Center planning weekend draws input
The San Dieguito River Park Joint Powers Authority wrapped up a three-day design workshop Sunday afternoon for a proposed lagoon nature center with a design they hope will take flight.
Susan Carter, deputy director of the JPA, said visitor traffic remained steady during their open house-style workshop over the weekend. At the most about 25 people filled the construction trailers on San Andreas Drive, sharing input on what kind of nature center the lagoon needs.
Representatives from Roesling Nakamura Terada Architects, Spurlock-Poirer Landscape Architects and interpretive planners The Acorn Group worked hard all weekend designing the center.
The final design includes two buildings, linked by a center courtyard. The buildings’ flat roofs will serve as viewing platforms for visitors.
“I think of it like a cliff dwelling that you might find somewhere in the southwest,” said architect Ralph Roesling of the completed design.
There will also be two solar chimneys, creating small towers. The larger one will have a slanted feature, creating the look of a long-necked shore bird.

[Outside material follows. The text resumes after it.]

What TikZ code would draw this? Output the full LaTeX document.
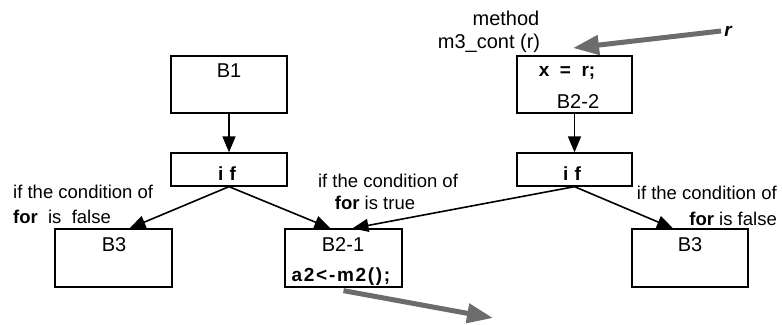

Solar chimneys are vertical shafts that use solar energy to naturally ventilate a building. One can be seen at the New Children’s Museum in downtown San Diego.
The center will contain space for rangers, docents and a viewing lab for scientists to work out of. Across the courtyard will be an open space for exhibits and theater for film screenings. Upstairs will be a community room for meetings as well as the viewing platforms.
Del Mar Mayor Crystal Crawford asked if they had considered making accommodations for events or possibly weddings. Roesling said they did plan for a small staging kitchen.
Plans also include repairing the habitat with coastal sage scrub and chaparral, creating a riparian habitat and restoring some natural knolls. Along the Coast to Crest trail surrounding the mudflats, they hope to add benches, shade structures and information signage.
The parking will be directly off San Andreas with 60 spots on a permeable surface, likely decomposed granite.
Roesling estimated the cost of the new center could be $3.6 million although Carter thinks it will be more - San Elijo’s center, smaller than the proposed lagoon center, cost $5.5 million.
The level of traffic and noise on Via de la Valle presented a challenge for the designers, as well as the goal of situating the parking lot somewhere it won’t interfere with the experience. They also grappled with differences in opinion of what the nature center should be.
They decided they needed the interior space of the building for programs and exhibits. While they need the building, it is not meant to be the focus, landscape architect Andy Spurlock said.
“It should be the direct experience of being in a really great place not just things happening in the building,” Spurlock said.
Jacqueline Winterer, the president of the Friends of the San Dieguito River Valley expressed concern about the size of the building.
Carter said that while the proposed nature center is 12,000 square feet, half of that space is for the viewing deck. The actual building is only 6,000 square feet large, she said.